Reproduce the material below line by line, beginning with its first line and ending with the line that contains "from matplotlib.ticker import MultipleLocator"; leave out pictures.

────────────────

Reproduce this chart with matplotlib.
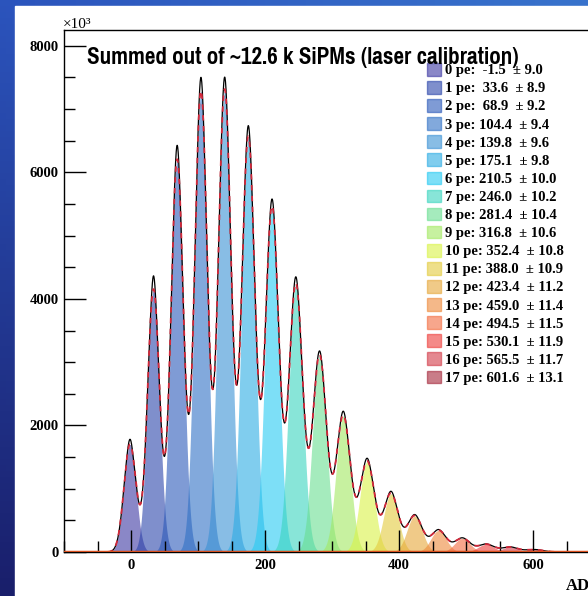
import numpy as np
import matplotlib
matplotlib.use("Agg")
import matplotlib.pyplot as plt
from matplotlib import font_manager as fm
from matplotlib.patches import Patch, Rectangle
from matplotlib.ticker import MultipleLocator

# fitted photo-electron peaks (from legend)
n_pe = list(range(18))
means = [-1.5, 33.6, 68.9, 104.4, 139.8, 175.1, 210.5, 246.0, 281.4,
         316.8, 352.4, 388.0, 423.4, 459.0, 494.5, 530.1, 565.5, 601.6]
sigmas = [9.0, 8.9, 9.2, 9.4, 9.6, 9.8, 10.0, 10.2, 10.4,
          10.6, 10.8, 10.9, 11.2, 11.4, 11.5, 11.9, 11.7, 13.1]
# heights
fit_heights = [1700, 4150, 6200, 7280, 7300, 6550, 5450, 4230, 3100,
               2150, 1430, 920, 570, 340, 215, 122, 78, 38]
data_heights = [1780, 4360, 6420, 7490, 7490, 6720, 5560, 4330, 3160,
                2210, 1470, 950, 585, 350, 221, 126, 80, 40]

# legend swatch colours (as seen on white)
swatch = ['#8a87c8', '#7f8fcc', '#7f9bd5', '#82aadc', '#88bde6', '#80cdef',
          '#7ddff7', '#88e5d8', '#a5ebbd', '#c8f2a0', '#e8f890', '#eee08a',
          '#f0ca88', '#f5b889', '#f8a68c', '#f58a88', '#e48890', '#c97d88']
ALPHA = 0.6

title = "Summed out of ~12.6 k SiPMs (laser calibration)"


def base_color(hexc):
    rgb = np.array(matplotlib.colors.to_rgb(hexc))
    return tuple(np.clip((rgb - (1 - ALPHA)) / ALPHA, 0, 1))


def condensed_bold():
    # look for a narrow / condensed bold face, else plain bold sans
    best = None
    for f in fm.fontManager.ttflist:
        nm = (f.name + ' ' + str(f.stretch)).lower()
        w = f.weight if isinstance(f.weight, int) else 700 * ('bold' in str(f.weight))
        if w >= 600 and ('condensed' in nm or 'narrow' in nm) and 'extra' not in str(f.stretch):
            if best is None or 'narrow' in nm:
                best = f
    if best is not None:
        return fm.FontProperties(fname=best.fname)
    return fm.FontProperties(family=['Roboto', 'DejaVu Sans'], weight='bold')


W, H = 588, 596
fig = plt.figure(figsize=(W / 100, H / 100), dpi=100)

# blue gradient background + white panel
bg = fig.add_axes([0, 0, 1, 1], zorder=-10)
yy, xx = np.mgrid[0:1:100j, 0:1:100j]
tl = np.array([0.17, 0.33, 0.74])
bl = np.array([0.10, 0.12, 0.42])
tr = np.array([0.22, 0.45, 0.80])
img = tl + (bl - tl) * yy[..., None] + (tr - tl) * xx[..., None] * (1 - yy[..., None])
bg.imshow(np.clip(img, 0, 1), aspect='auto', extent=[0, 1, 0, 1], origin='upper')
bg.add_patch(Rectangle((15 / W, 0), 1, 1 - 6 / H, color='white'))
bg.set_xlim(0, 1)
bg.set_ylim(0, 1)
bg.axis('off')

ax = fig.add_axes([64 / W, (H - 552) / H, 536 / W, 522 / H])
x = np.linspace(-100, 700, 4000)


def gauss(a, m, s):
    return a * np.exp(-0.5 * ((x - m) / s) ** 2)


fit_sum = np.zeros_like(x)
data_sum = np.zeros_like(x)
handles = []
for i, m, s, a, d, c in zip(n_pe, means, sigmas, fit_heights, data_heights, swatch):
    g = gauss(a, m, s)
    fit_sum += g
    data_sum += g + gauss(d - a, m, s * 0.3)
    bc = base_color(c)
    ax.fill_between(x, 0, g, color=bc, alpha=ALPHA, lw=0)
    handles.append(Patch(facecolor=bc, edgecolor=bc, alpha=ALPHA, lw=1,
                         label=f"{i} pe: {m:5.1f}  \u00b1 {s:.1f}"))

ax.plot(x, data_sum, color='black', lw=0.9, zorder=3)
mask = (x > -35) & (x < 650)
ax.plot(x[mask], fit_sum[mask], color='#d4283a', lw=1.3, ls=(0, (3, 3)), zorder=4)
ax.axhline(0, color='#d9501e', lw=2.5, zorder=5)

ax.set_xlim(-100, 700)
ax.set_ylim(0, 8250)
ax.spines['right'].set_visible(False)
for sp in ax.spines.values():
    sp.set_linewidth(1.0)
ax.xaxis.set_major_locator(MultipleLocator(200))
ax.xaxis.set_minor_locator(MultipleLocator(50))
ax.yaxis.set_major_locator(MultipleLocator(2000))
ax.yaxis.set_minor_locator(MultipleLocator(500))
ax.tick_params(which='both', direction='in', top=False, right=False, width=1.0)
ax.tick_params(which='major', length=16)
ax.tick_params(which='minor', length=8)
ax.tick_params(axis='x', pad=5)
ax.tick_params(axis='y', pad=4)
serif = ['Liberation Serif', 'DejaVu Serif']
for lab in ax.get_xticklabels() + ax.get_yticklabels():
    lab.set_family(serif)
    lab.set_weight('bold')
    lab.set_fontsize(10.5)

ax.legend(handles=handles, loc='upper left', bbox_to_anchor=(427 / W, 1 - 63 / H),
          bbox_transform=fig.transFigure, frameon=False, borderpad=0,
          borderaxespad=0, handlelength=0.95, handleheight=0.95,
          handletextpad=0.3, labelspacing=0.26,
          prop={'family': serif, 'weight': 'bold', 'size': 10.5})

tfont = condensed_bold()
tfont.set_size(16)
t = fig.text(87 / W, 1 - 58 / H, title, fontproperties=tfont,
             ha='left', va='center')
# fit the title to the width it has in the picture (~432 px)
fig.canvas.draw()
tw = t.get_window_extent().width
tfont.set_size(16 * 432 / tw)
t.set_fontproperties(tfont)

fig.text(63 / W, 1 - 24 / H, "\u00d710\u00b3", family=serif, fontsize=11,
         ha='left', va='center')
fig.text(566 / W, 1 - 586 / H, "ADC", family=serif, weight='bold', fontsize=12,
         ha='left', va='center')

fig.savefig('out.png', dpi=100)
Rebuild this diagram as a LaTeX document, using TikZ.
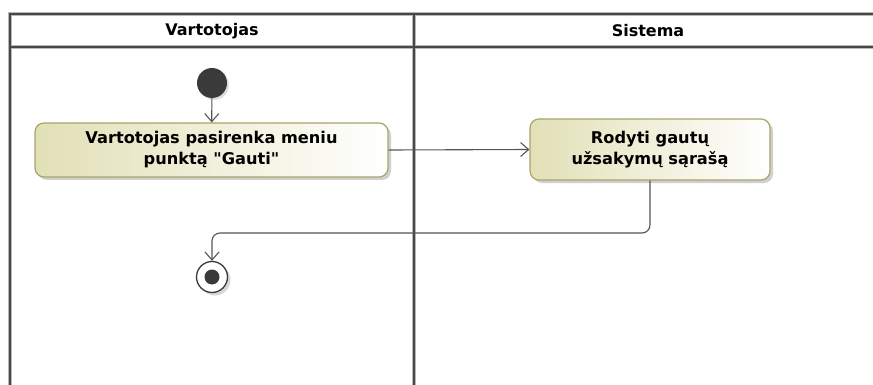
\documentclass[tikz,border=0pt]{standalone}
\usepackage{fontspec}
\setmainfont{DejaVu Sans}[Ligatures=TeXOff]
\usetikzlibrary{arrows.meta,shadows}

\definecolor{laneline}{HTML}{474747}
\definecolor{lanehalo}{HTML}{B8B8B8}
\definecolor{actfill}{HTML}{E2E0B6}
\definecolor{actedge}{HTML}{A9A46C}
\definecolor{flowline}{HTML}{555555}
\definecolor{nodedark}{HTML}{3A3A3A}

\tikzset{
  x=1pt, y=1pt,
  lanehalo/.style={draw=lanehalo, line width=4pt},
  lanestroke/.style={draw=laneline, line width=1.8pt},
  lanetitle/.style={font=\fontsize{16}{19}\selectfont\bfseries, text=black},
  action/.style={draw=actedge, line width=1.2pt, rounded corners=9pt,
    left color=actfill, right color=white, shading angle=90,
    drop shadow={shadow xshift=3pt, shadow yshift=-3pt, fill=black!30, opacity=0.6},
    align=center, inner sep=0pt,
    font=\fontsize{16.2}{21}\selectfont\bfseries, text=black},
  startnode/.style={circle, fill=nodedark, minimum size=30pt, inner sep=0pt,
    drop shadow={shadow xshift=2pt, shadow yshift=-2pt, fill=black!25}},
  endouter/.style={circle, draw=nodedark, line width=1.3pt, fill=white,
    minimum size=31pt, inner sep=0pt,
    drop shadow={shadow xshift=3pt, shadow yshift=-3pt, fill=black!30}},
  enddot/.style={circle, fill=nodedark, minimum size=15pt, inner sep=0pt},
  flow/.style={draw=flowline, line width=1.1pt,
    -{Straight Barb[length=8pt, width=14pt, line width=1.1pt]}},
}

\begin{document}
\begin{tikzpicture}
\useasboundingbox (0,0) rectangle (873,-385);
\fill[white] (0,0) rectangle (873,-385);

\begin{scope}
\clip (0,0) rectangle (873,-385);
% swimlane frame: soft halo under a dark stroke
\foreach \sty in {lanehalo, lanestroke} {
  \draw[\sty] (10,-400) -- (10,-14) -- (890,-14);
  \draw[\sty] (10,-47) -- (890,-47);
  \draw[\sty] (414,-14) -- (414,-400);
}
\end{scope}

% lane titles
\node[lanetitle] (laneA) at (212,-31) {Vartotojas};
\node[lanetitle] (laneB) at (648,-31) {Sistema};

% activity nodes
\node[startnode] (init) at (212,-83) {};
\node[action, minimum width=353pt, minimum height=54pt] (a1) at (211.5,-150)
  {Vartotojas pasirenka meniu\\punktą "Gauti"};
\node[action, minimum width=240pt, minimum height=61pt] (a2) at (650,-149.5)
  {Rodyti gautų\\užsakymų sąrašą};
\node[endouter] (fin) at (212,-277) {};
\node[enddot] (findot) at (fin.center) {};

% control flows
\coordinate (bend) at (650,-233);
\draw[flow] (init) -- (a1);
\draw[flow] (a1.east) -- (a2.west);
\draw[flow, rounded corners=8pt] (a2.south) -- (bend) -| (fin.north);
\end{tikzpicture}
\end{document}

────────────────

(Final result):
Reproduce this chart with matplotlib.
import numpy as np
import matplotlib
matplotlib.use("Agg")
import matplotlib.pyplot as plt
from matplotlib import font_manager as fm
from matplotlib.patches import Patch, Rectangle
from matplotlib.ticker import MultipleLocator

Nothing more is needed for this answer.